Based on expert consensus, the Frontier Model Forum recommends the following principles for how model developers can measure training compute: 

  • All operations should be treated equally. Models are trained using floating point or integer operations with different levels of precision, such as FP16 or FP8. The primary driver of capabilities is the total number of operations, and we recommend that any numerical operation be counted the same regardless of precision, while also acknowledging that the underlying computational workload may differ based on precision. 
  • Approaches to calculating total compute should be context dependent. One approach to calculating total compute is to plug architectural details and hyperparameters into a formula. Another is to approximate total compute through the multiplication of total chip-days used and the peak operations of that chip. Although the first approach is more precise and often preferable, both are valid and have unique advantages and tradeoffs. Firms may initially utilize diverse methods (e.g., the latter, hardware-based approach) for initial assessments and to narrow the scope of models under consideration. Factors such as the results of preliminary methods and computational thresholds can inform whether the precision is warranted.
  • Recomputations should not be included. To reduce the amount of memory needed to train a model, developers will often recompute intermediate activations during backpropagation. This process, known as gradient checkpointing, essentially trades less memory for greater computation–the added operations are a substitute for information that would otherwise be calculated once and then stored in memory. Since the operations are intended only to save memory and do not increase the capability of the resulting model, they should not be counted toward training compute. 
  • Discarded versions or branches should not be included. Model developers will often experiment with different branches and versions of a given model that are ultimately discarded. Since information from such branches is not explicitly included in the final model, the operations used to train discarded branches should not be included in measures of training compute. 
  • Models should be defined only by systems that have been trained (at least partially) end-to-end. Some AI models are produced by taking multiple independently-trained AI models, combining them, and then further training the result to integrate them – and these should be considered an individual model, with all the resulting computation. Other composite AI systems may operate by sampling from a variety of underlying models that have been trained separately but have never been jointly-trained (such as a chat model and a separate safety-filtering model). Though these are part of a system, they should not be considered part of the same “model” and only the compute of each individual model should be reported (if necessary). 
  • Any approximations that cumulatively change the total compute used by <5% should be valid. Depending on the model, these may include approximations such as ignoring embedding, bias addition, layer normalization, addition of residual connections, and gating networks of MoE models.

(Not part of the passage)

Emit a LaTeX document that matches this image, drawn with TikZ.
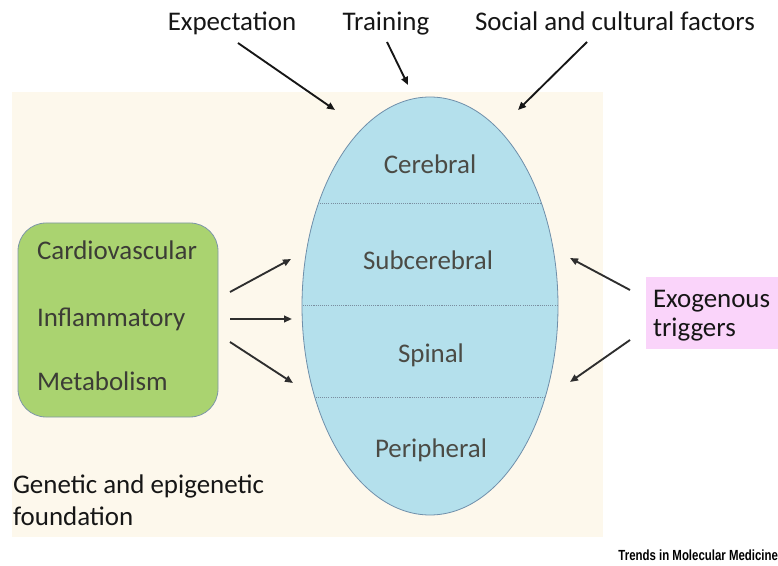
\documentclass[tikz,border=0pt]{standalone}
\usepackage{fontspec}
\setmainfont{Carlito}
\newfontfamily\creditfont{Liberation Sans}
\usetikzlibrary{shapes.geometric,arrows.meta}

\definecolor{sand}{HTML}{FDF8EC}
\definecolor{skyfill}{HTML}{B4E0EC}
\definecolor{skyline}{HTML}{6F8FAA}
\definecolor{leaf}{HTML}{AAD370}
\definecolor{leafline}{HTML}{7E97A8}
\definecolor{blush}{HTML}{FAD4FA}
\definecolor{ink}{HTML}{161616}
\definecolor{layertext}{HTML}{4B4B45}
\definecolor{boxtext}{HTML}{3C3C36}
\definecolor{arrowink}{HTML}{2E2E2E}
\definecolor{dividerblue}{HTML}{7A8EA0}

\begin{document}
\begin{tikzpicture}[x=0.75pt,y=-0.75pt,
  every node/.style={font=\fontsize{20.2}{24}\selectfont,inner sep=0pt,outer sep=0pt},
  layer/.style={text=layertext,anchor=base},
  factor/.style={text=ink,anchor=base},
  sysline/.style={text=boxtext,anchor=base west},
  push/.style={draw=arrowink,line width=1.4pt,-{Triangle[length=6pt,width=5pt]}},
  divider/.style={draw=dividerblue,line width=0.5pt,dash pattern=on 0.8pt off 0.8pt},
]
\useasboundingbox (0,0) rectangle (778,566);
\fill[white] (0,0) rectangle (778,566);

% genetic / epigenetic background field
\fill[sand] (12,92) rectangle (603,537);

% the layered body
\node[ellipse,draw=skyline,fill=skyfill,line width=0.6pt,
      minimum width=192pt,minimum height=313.5pt] (body) at (430,306) {};
\begin{scope}
  \clip (430,306) ellipse [x radius=128, y radius=209];
  \draw[divider] (290,203) -- (570,203);
  \draw[divider] (290,305) -- (570,305);
  \draw[divider] (290,397) -- (570,397);
\end{scope}
\node[layer] (cerebral)    at (430,174) {Cerebral};
\node[layer] (subcerebral) at (428,270) {Subcerebral};
\node[layer] (spinal)      at (431,363) {Spinal};
\node[layer] (peripheral)  at (431,457) {Peripheral};

% physiological systems
\node[draw=leafline,fill=leaf,line width=0.6pt,rounded corners=21pt,
      minimum width=150pt,minimum height=145.5pt] (systems) at (118,320) {};
\node[sysline] (cardio)  at (37,260) {Cardiovascular};
\node[sysline] (inflam)  at (37,327) {Inflammatory};
\node[sysline] (metab)   at (37,391) {Metabolism};

% exogenous triggers
\node[fill=blush,minimum width=100pt,minimum height=54pt,anchor=north west] (trigbox) at (646,277) {};
\node[anchor=base west,text=ink,align=left,font=\fontsize{20.2}{22}\selectfont]
  (triggers) at (653,337) {Exogenous\\triggers};

% top influences
\node[factor] (expect) at (232,31) {Expectation};
\node[factor] (train)  at (386,31) {Training};
\node[factor] (social) at (615,31) {Social and cultural factors};

% foundation label
\node[anchor=base west,text=ink,align=left,font=\fontsize{20.2}{24}\selectfont]
  (genetic) at (13,525) {Genetic and epigenetic\\foundation};

% credit line
\node[anchor=base east,text=black] (credit) at (778,560)
  {\scalebox{0.78}[1]{\creditfont\bfseries\fontsize{11}{11}\selectfont Trends in Molecular Medicine}};

% arrow end points
\coordinate (expS)   at (238,43);  \coordinate (expE)   at (335,110);
\coordinate (trainS) at (387,42);  \coordinate (trainE) at (408,85);
\coordinate (socS)   at (587,42);  \coordinate (socE)   at (518,110);
\coordinate (g1S) at (230,292); \coordinate (g1E) at (291,259);
\coordinate (g2S) at (230,319); \coordinate (g2E) at (292,319);
\coordinate (g3S) at (230,342); \coordinate (g3E) at (293,383);
\coordinate (x1S) at (630,290); \coordinate (x1E) at (570,258);
\coordinate (x2S) at (630,340); \coordinate (x2E) at (570,382);

\draw[push,draw=ink] (expS) -- (expE);
\draw[push,draw=ink] (trainS) -- (trainE);
\draw[push,draw=ink] (socS) -- (socE);
\draw[push] (g1S) -- (g1E);
\draw[push] (g2S) -- (g2E);
\draw[push] (g3S) -- (g3E);
\draw[push] (x1S) -- (x1E);
\draw[push] (x2S) -- (x2E);
\end{tikzpicture}
\end{document}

  • If multiple variants of the same foundation model each exceed a compute threshold, only the best of these variants needs to be reported in a fixed period (e.g. every 6 months). AI developers will often create numerous post-trained modes based on a single pretrained foundation model, and these variants may possess qualitatively different capabilities. Comprehensively assessing and reporting on every variant would be extremely expensive and provide limited additional information. AI developers should instead be required to report only on the best variant derived from each foundation model in a 6-month period, where “best” may be according to public or private benchmarks, the holistic evaluation of the developer, or other criteria specified. This should not preclude additional reporting on specific variants at the discretion of the AI developer, especially if they are assessed to be of interest for other reasons (such as being widely deployed). 

If standards for measuring training compute are based on the principles and criteria above, the safety measures and governance mechanisms they inform are far more likely to be applied in an effective and proportionate way.